Esta canción —este himno a la insensibilidad, a la mezquindad, a la insoportable pesadez de sus recetas— se hace particularmente putrefacta cuando la entonan, justamente aquellos que han vendido la ilusión del humanismo, de lo social, del progresismo. Y cuando ya no son ejecutivo, gobierno, siguen siendo doblemente falsos, malabaristas que se pretenden disfrazar y presentar como profundamente críticos de un sistema que han ocupado en cuerpo y alma, sin el más mínimo atisbo de vergüenza, y, lo que es peor, absolutamente ciegos a la decencia de la autoevaluación o de la autocrítica, una vez que abandonan los privilegios y la arrogancia del poder ejecutivo.

Soy consciente de mi extrema crítica a quienes vendieron y venden, aún, el discurso del progresismo. Lo soy puesto que estimo que esa ilusión óptica se ha convertido en la última lápida al despertar de una opción, una posibilidad, que no sea encadenada al peso omnímodo del mercado. Sin embargo, hay que reconocer un beneficio de todo esto. El conglomerado instalado en la oposición, puede volver a parte del programa que traicionó, vuelta que, en lo personal, no dejo de percibir como un oportuno disfraz, una desfachatada oportunidad de querer ser ahora (nuevamente) los paladines de la demanda social; de la demanda que siempre postergaron en nombre de cualquier mezquino interés, y si no lo ven así, hagamos la pregunta: ¿qué han hecho cuando han tenido la oportunidad y la herramienta del gobierno ejecutivo, por la protección del medio ambiente?, ¿cuántas centrales termoeléctricas, ahora cuestionadas, promovieron?, ¿qué iniciativas y acciones realizaron para evitar la concentración de la riqueza?, ¿qué cambios intentaron, siquiera, para mejorar o finalizar la exclusividad del sistema de salud y de pensiones?, ¿cómo controlaron el desmesurado crecimiento del mercado de la educación en todas sus formas?, ¿cuánto socializaron el sistema educativo?, ¿qué acciones en pro del desarrollo científico, con presupuestos concretos, auspiciaron desde el gobierno?, ¿cómo actuaron frente a las demandas sociales de todo tipo?, ¿cómo intentaron silenciar las reivindicaciones de los pueblos originarios?

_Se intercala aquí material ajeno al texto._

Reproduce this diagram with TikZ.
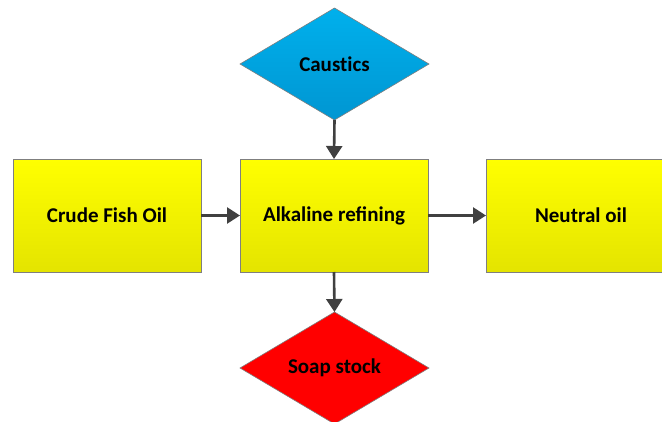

Bajo sus gobiernos, más de un mapuche fue asesinado y sus responsables aún permanecen sin ser juzgados. Por el contrario, se multiplicaron las irritantes y racistas condenas a decenas de mapuches en lucha por lo que les pertenece. De la misma manera que las eternas negociaciones, presiones, chantajes, «mesas de diálogo» o fanfárricas «comisiones», asesinaron cualquier intento por construir movimiento social.

Es interesante suponer que ahora, instalados como están, en la vereda de la «oposición», y con su habilidad para desmemoriar, frenar, usurpar y ocupar discursos, se vuelven a vestir de izquierda, aún cuando me reservo el derecho de la duda. Lo que viene, el desenlace, una incógnita. Por las obras ya acometidas, he intentando cierto mínimo realismo. Es mejor no esperar mucho desde este lado de la luna.

¿Desde dónde esperar, entonces, una transformación, un giro en el eje, que nos permita avanzar hacia la generación o construcción de un país? Una sociedad que al menos se acerque honesta, persistentemente, a una forma de vida que contenga los principios abrazados durante la «independencia». Un país en verdad soberano, con instituciones, autoridades, poderes que no sean otra cosa que instrumentos o herramientas dispuestas para el pleno desenvolvimiento de su pueblo. Un Estado que sea capaz no sólo de declarar la carta de derechos y obligaciones ciudadanas, sino que se desvele por hacerlos concretos, alcanzables, vivibles en cada uno de los habitantes de esta tierra. Un país donde el control sobre el derroche de energía no esté tanto en el declarar, y más en el hacer. Un país, un pueblo que tenga la fortaleza para abandonar el desgastado modelo neoliberal y similares, por otro u otros donde la innumerable cantidad de valores humanistas, las estadísticas de tanto estudio, indicadores o múltiples variables para el «desarrollo humano», que nos dibujan como una sociedad individualista, poco sana, insegura, racista, desconfiada, poco fraterna o tremendamente desigual, dé lugar a otros en su sentido más inverso.

Supongo que no es razonable (aún cuando no imposible), como señalan algunos, esperar un cambio radical o globalmente revolucionario. Concuerdo y apuesto por la posibilidad de ejercicios reales y concretos de cambios más bien locales. Experiencias que, por su fortaleza y alcanzable utopía, son posibles o inevitables de imitar y propagar. Sostengo que se requiere destruir al gigante desde dentro. Teniendo el cuidado de no transformarse en la porosidad necesaria para que el gigante siga respirando, consumiendo y avasallando.
Se requiere de ingenio, de sumar talentos, también de entrega y desprendimiento; pero sobretodo del convencimiento de que es mejor y más reconfortante vivir, con pocas aparentes riquezas, el placer realizador de la autonomía, del sentirse prácticamente soberano, al cautiverio feliz en el espejismo festivo (y neurótico) de los paraísos de plástico, según los dictámenes de la pasajera moda o la efímera felicidad, del «mall para hoy y el hambre para mañana».